■ **Dataset content**
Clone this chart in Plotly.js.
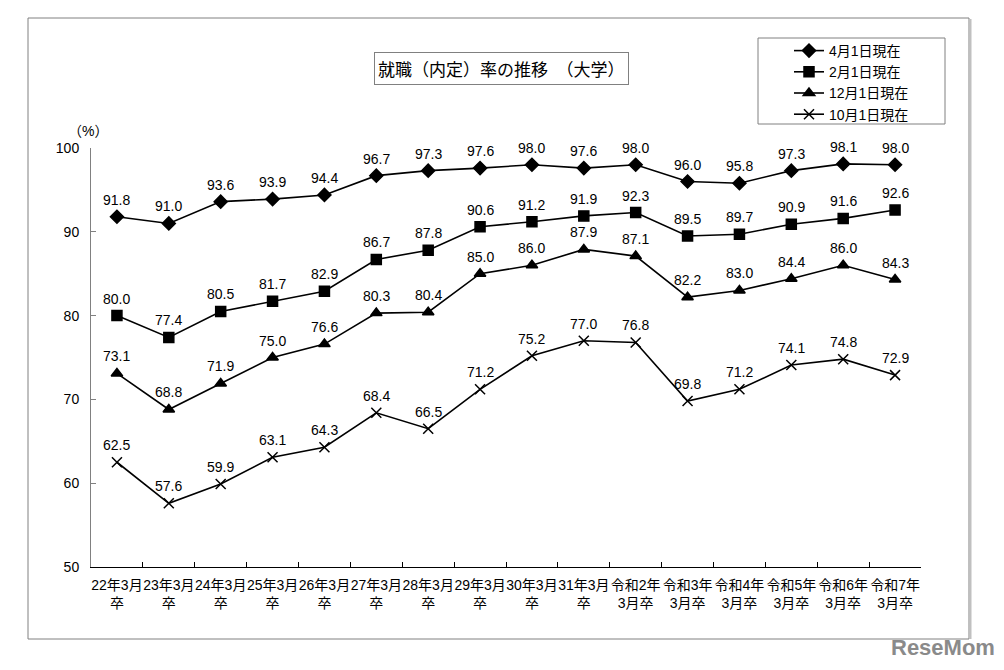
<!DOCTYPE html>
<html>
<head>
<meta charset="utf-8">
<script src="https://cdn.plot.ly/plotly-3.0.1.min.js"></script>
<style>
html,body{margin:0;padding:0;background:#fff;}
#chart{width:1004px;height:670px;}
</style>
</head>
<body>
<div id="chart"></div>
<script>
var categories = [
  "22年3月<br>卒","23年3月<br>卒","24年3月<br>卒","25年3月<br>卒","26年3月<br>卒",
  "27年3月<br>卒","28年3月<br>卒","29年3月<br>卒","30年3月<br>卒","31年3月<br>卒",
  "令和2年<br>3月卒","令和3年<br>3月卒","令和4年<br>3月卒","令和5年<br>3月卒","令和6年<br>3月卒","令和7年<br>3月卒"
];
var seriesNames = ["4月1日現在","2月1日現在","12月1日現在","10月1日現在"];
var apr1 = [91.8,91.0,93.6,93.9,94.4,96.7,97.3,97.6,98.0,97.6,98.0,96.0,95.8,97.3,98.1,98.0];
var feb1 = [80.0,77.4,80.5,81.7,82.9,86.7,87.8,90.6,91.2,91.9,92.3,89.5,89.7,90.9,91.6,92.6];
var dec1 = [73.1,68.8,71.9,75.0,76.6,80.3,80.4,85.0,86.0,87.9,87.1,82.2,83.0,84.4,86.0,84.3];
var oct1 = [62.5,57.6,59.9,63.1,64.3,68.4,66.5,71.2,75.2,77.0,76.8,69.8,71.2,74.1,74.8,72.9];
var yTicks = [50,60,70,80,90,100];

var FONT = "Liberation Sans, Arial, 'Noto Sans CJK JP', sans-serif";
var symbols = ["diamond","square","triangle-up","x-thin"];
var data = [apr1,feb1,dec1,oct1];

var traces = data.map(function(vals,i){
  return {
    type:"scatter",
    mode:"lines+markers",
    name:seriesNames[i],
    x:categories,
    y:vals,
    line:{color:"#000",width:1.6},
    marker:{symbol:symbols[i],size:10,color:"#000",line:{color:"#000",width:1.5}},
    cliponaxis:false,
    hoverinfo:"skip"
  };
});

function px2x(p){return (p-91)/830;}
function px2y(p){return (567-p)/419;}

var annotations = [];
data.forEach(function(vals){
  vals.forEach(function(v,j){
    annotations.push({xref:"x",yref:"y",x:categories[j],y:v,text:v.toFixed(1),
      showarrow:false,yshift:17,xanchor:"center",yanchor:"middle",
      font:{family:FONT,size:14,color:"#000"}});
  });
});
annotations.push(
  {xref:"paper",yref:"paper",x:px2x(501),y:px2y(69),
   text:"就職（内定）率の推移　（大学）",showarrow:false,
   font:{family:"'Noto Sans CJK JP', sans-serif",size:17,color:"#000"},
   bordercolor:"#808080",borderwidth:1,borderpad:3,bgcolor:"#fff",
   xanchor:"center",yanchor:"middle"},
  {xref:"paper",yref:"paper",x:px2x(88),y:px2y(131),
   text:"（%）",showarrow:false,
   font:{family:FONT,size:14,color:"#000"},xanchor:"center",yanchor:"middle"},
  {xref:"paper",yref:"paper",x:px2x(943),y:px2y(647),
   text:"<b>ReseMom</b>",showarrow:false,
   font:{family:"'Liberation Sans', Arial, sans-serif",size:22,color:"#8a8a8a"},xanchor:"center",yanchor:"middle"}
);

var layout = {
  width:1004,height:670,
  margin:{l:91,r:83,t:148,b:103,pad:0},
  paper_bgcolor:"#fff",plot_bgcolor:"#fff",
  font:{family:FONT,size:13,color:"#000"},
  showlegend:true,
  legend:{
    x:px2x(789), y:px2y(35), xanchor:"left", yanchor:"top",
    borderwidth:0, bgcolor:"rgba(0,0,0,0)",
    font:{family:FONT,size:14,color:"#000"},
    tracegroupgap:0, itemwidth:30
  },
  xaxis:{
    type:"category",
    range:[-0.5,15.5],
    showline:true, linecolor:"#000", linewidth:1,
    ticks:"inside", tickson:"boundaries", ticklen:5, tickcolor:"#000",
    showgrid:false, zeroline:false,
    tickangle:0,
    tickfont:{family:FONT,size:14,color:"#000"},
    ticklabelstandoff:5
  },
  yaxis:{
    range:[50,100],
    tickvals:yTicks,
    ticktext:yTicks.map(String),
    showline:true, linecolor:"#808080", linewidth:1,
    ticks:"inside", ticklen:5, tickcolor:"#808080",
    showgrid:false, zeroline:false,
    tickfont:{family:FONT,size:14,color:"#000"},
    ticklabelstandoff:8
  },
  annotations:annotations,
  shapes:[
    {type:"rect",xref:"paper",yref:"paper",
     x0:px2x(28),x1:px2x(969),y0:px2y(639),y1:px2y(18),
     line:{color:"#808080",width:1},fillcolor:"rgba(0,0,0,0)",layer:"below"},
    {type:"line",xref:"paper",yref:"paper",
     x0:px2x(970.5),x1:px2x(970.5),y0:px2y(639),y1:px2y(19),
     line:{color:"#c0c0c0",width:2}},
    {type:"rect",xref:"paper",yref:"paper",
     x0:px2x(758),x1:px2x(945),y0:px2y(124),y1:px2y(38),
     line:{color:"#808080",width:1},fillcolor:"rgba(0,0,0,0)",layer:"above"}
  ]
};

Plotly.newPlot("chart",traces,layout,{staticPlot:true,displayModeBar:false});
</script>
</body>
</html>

--

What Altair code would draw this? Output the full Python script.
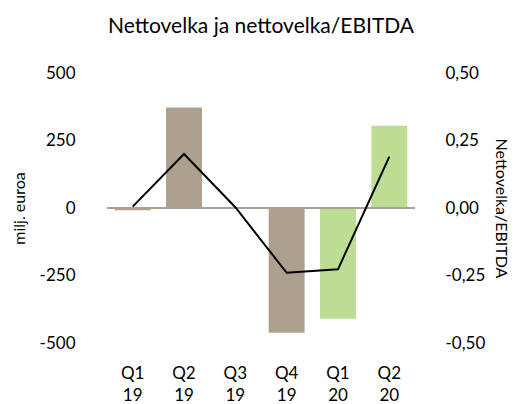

--

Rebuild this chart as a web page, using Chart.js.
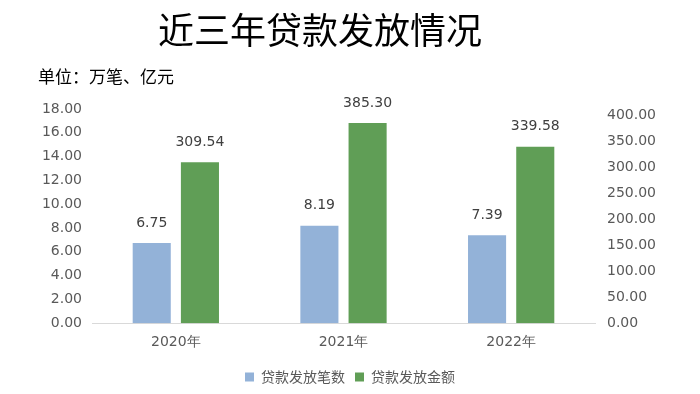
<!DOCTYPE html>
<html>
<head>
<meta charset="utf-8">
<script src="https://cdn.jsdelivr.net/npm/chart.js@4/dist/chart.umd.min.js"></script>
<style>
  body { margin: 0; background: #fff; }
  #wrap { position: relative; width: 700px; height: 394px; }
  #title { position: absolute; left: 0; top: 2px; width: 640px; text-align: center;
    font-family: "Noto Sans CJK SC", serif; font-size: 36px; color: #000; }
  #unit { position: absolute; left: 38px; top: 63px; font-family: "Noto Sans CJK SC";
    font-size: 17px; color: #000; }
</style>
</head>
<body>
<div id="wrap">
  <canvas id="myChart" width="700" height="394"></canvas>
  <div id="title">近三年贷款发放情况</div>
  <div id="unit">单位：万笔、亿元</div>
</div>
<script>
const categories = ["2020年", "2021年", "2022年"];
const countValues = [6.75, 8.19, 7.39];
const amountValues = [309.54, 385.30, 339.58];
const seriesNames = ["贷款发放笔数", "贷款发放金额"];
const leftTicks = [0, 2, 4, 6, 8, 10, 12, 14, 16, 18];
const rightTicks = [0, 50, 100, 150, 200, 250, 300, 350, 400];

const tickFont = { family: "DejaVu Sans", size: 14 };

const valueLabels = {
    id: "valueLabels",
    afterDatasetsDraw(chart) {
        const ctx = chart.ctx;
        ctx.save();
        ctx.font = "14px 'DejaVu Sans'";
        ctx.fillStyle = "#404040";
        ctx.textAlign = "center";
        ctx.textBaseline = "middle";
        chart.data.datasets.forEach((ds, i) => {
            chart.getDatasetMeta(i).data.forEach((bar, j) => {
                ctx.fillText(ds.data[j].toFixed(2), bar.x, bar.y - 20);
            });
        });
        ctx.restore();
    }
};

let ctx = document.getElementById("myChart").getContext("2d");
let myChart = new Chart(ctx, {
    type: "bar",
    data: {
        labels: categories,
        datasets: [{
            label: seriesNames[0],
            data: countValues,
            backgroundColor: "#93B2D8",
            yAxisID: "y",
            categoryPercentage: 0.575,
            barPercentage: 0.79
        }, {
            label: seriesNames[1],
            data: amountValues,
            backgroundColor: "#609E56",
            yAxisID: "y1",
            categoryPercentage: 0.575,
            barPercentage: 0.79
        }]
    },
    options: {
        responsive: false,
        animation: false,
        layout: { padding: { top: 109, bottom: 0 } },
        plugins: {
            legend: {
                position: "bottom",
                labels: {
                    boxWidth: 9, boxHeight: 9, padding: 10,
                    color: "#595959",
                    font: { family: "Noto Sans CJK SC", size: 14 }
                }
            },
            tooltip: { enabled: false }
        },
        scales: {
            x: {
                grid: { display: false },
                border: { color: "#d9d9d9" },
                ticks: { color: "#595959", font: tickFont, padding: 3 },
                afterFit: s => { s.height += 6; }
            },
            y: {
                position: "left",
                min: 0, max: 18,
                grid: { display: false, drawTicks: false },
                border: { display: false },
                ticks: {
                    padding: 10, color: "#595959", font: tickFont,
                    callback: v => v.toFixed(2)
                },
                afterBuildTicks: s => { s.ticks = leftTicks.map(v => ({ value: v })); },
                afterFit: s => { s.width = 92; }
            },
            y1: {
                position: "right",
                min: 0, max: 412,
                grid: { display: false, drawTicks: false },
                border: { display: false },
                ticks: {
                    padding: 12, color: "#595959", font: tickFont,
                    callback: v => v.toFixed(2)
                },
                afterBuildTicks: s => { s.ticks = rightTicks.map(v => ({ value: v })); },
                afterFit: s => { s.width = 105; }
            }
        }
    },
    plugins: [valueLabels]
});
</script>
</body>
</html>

■ **Task instructions**
Find each line holding the word "this" and copy it.

■ **Answer in full**
Clone this chart in Plotly.js.
What Altair code would draw this? Output the full Python script.
Rebuild this chart as a web page, using Chart.js.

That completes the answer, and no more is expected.